##### DATASET EXCERPT

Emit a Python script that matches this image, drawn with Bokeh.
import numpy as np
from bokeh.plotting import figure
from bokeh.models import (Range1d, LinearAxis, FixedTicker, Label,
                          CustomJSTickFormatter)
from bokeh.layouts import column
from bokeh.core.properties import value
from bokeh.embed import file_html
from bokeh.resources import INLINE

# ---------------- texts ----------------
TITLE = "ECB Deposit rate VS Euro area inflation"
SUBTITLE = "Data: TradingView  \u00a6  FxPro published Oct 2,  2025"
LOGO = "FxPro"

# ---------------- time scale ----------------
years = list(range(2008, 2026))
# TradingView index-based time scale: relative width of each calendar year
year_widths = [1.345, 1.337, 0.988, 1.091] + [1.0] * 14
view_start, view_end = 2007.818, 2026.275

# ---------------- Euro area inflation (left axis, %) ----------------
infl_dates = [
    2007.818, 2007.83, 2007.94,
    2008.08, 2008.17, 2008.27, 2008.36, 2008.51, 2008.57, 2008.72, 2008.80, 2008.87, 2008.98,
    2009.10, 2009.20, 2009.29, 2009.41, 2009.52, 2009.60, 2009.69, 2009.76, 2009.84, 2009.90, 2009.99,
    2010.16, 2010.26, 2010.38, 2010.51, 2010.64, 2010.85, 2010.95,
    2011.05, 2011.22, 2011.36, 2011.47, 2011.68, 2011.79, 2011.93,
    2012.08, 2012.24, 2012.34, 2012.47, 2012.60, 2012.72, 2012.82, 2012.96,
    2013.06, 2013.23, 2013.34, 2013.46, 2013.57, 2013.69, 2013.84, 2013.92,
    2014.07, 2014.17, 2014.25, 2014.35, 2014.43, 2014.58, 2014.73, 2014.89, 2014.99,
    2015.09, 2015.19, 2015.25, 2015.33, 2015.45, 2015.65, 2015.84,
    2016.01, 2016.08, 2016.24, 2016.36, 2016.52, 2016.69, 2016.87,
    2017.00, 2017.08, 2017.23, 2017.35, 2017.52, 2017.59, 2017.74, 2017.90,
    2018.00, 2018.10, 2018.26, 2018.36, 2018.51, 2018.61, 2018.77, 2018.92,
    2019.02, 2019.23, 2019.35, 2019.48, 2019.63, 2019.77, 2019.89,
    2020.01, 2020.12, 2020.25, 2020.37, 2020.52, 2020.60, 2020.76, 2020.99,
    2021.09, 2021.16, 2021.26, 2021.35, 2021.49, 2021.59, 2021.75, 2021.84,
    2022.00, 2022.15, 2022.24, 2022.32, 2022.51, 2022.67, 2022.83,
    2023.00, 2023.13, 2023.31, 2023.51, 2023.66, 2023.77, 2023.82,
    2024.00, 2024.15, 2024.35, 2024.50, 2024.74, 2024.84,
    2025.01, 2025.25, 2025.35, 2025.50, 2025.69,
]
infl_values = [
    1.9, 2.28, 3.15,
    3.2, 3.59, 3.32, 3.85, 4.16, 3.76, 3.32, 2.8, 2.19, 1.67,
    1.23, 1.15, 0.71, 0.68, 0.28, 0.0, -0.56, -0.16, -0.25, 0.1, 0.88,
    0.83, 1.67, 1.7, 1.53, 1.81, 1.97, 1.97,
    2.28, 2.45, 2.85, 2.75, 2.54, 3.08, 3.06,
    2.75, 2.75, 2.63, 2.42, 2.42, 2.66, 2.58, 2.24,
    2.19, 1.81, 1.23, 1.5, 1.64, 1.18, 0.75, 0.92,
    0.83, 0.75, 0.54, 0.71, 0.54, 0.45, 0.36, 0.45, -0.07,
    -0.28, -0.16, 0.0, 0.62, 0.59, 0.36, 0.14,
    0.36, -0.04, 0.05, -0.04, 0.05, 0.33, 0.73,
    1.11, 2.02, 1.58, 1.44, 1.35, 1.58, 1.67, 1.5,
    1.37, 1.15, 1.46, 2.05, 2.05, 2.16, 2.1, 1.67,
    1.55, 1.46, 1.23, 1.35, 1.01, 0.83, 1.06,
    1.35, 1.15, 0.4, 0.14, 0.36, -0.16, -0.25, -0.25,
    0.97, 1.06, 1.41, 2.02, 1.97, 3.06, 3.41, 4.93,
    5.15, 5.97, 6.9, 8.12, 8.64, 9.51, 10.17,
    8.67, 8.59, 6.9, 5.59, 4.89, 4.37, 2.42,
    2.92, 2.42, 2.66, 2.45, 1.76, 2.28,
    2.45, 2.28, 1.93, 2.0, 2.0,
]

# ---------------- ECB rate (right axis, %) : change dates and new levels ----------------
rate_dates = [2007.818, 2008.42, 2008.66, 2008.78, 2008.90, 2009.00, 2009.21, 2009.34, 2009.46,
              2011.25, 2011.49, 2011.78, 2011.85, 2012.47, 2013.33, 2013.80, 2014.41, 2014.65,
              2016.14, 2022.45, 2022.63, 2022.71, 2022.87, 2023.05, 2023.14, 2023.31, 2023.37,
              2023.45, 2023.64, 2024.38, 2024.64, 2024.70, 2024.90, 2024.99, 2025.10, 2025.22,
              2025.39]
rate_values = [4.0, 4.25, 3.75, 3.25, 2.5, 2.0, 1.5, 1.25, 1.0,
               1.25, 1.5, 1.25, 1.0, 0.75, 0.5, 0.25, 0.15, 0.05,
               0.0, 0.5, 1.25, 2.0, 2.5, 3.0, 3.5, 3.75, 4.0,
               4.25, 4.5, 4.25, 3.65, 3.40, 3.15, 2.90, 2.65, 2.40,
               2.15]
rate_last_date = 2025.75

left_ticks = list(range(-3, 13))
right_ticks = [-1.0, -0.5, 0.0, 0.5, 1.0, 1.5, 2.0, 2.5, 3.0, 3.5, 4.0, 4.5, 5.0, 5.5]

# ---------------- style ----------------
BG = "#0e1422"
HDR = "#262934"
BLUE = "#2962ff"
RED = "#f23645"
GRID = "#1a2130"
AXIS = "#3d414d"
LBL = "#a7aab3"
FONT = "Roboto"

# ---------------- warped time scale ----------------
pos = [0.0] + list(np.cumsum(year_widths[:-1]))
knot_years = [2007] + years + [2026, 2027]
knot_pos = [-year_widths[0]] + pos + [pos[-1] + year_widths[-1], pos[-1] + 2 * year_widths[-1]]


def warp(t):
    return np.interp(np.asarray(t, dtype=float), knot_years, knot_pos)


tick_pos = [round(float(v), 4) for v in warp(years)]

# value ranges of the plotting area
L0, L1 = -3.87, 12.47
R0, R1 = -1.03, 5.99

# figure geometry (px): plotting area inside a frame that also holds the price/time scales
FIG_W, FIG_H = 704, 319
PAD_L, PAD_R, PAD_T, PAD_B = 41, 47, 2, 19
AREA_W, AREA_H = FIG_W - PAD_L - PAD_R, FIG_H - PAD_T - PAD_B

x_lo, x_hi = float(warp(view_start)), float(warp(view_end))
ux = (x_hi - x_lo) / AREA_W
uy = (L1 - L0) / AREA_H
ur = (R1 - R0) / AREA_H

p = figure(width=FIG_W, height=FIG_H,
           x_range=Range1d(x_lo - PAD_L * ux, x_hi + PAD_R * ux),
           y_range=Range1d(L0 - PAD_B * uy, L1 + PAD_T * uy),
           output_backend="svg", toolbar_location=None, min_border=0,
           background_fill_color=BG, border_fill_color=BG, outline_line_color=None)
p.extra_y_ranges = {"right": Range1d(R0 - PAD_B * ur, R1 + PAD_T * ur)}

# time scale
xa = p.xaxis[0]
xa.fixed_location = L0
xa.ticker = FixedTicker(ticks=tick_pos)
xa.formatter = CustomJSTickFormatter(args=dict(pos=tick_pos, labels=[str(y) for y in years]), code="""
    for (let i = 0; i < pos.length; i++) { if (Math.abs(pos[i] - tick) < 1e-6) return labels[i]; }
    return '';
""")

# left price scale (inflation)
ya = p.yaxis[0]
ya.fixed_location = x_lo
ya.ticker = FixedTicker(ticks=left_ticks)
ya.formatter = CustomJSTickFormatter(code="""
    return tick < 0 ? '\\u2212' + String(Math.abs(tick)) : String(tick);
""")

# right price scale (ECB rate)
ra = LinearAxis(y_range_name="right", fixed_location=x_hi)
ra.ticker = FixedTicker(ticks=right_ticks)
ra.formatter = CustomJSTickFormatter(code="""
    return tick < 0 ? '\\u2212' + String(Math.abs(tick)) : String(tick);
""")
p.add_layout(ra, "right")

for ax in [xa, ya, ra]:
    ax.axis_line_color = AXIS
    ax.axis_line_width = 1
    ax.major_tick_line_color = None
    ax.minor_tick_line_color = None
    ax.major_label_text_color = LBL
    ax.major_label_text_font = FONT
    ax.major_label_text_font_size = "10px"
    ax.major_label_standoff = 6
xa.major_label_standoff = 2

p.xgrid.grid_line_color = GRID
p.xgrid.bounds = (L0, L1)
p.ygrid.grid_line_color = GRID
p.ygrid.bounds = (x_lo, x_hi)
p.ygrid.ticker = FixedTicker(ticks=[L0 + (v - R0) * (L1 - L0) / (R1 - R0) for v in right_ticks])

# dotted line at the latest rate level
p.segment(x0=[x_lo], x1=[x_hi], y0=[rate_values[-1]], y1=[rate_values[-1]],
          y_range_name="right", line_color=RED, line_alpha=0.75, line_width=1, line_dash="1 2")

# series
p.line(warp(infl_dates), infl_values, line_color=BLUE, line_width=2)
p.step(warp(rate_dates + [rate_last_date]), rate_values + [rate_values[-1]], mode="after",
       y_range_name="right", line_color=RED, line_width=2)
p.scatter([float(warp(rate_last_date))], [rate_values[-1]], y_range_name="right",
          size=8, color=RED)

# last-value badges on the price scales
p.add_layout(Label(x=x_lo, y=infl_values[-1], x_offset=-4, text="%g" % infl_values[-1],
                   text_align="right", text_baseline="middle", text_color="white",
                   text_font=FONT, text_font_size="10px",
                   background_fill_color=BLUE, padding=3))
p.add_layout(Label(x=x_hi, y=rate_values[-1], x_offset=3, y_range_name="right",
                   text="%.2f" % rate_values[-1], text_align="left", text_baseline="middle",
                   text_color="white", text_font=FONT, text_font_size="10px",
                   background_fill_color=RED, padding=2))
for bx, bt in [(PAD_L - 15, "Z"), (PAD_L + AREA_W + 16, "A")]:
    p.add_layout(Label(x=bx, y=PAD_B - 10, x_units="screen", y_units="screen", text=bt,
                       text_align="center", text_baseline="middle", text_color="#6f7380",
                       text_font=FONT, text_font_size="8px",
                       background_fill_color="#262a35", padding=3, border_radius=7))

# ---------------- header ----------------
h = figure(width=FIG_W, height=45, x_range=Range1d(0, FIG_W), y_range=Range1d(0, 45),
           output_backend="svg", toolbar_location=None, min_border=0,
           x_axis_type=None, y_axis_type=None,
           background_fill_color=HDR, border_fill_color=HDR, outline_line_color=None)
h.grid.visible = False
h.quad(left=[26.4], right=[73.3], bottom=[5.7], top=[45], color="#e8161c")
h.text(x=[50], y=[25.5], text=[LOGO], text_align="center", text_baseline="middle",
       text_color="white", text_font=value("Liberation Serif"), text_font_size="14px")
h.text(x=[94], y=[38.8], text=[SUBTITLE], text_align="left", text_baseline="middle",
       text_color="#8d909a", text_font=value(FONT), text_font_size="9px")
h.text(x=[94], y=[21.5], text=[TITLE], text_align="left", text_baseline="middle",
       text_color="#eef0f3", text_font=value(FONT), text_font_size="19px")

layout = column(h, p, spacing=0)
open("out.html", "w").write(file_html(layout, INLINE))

##########

== DIRECTIONS FOR THIS TASK ==
In this exercise, copy only the lines from the opening line of the material through the line where "view_start, view_end = 2007.818, 2026.275" appears.

== REPLY ==
Emit a Python script that matches this image, drawn with Bokeh.
import numpy as np
from bokeh.plotting import figure
from bokeh.models import (Range1d, LinearAxis, FixedTicker, Label,
                          CustomJSTickFormatter)
from bokeh.layouts import column
from bokeh.core.properties import value
from bokeh.embed import file_html
from bokeh.resources import INLINE

# ---------------- texts ----------------
TITLE = "ECB Deposit rate VS Euro area inflation"
SUBTITLE = "Data: TradingView  \u00a6  FxPro published Oct 2,  2025"
LOGO = "FxPro"

# ---------------- time scale ----------------
years = list(range(2008, 2026))
# TradingView index-based time scale: relative width of each calendar year
year_widths = [1.345, 1.337, 0.988, 1.091] + [1.0] * 14
view_start, view_end = 2007.818, 2026.275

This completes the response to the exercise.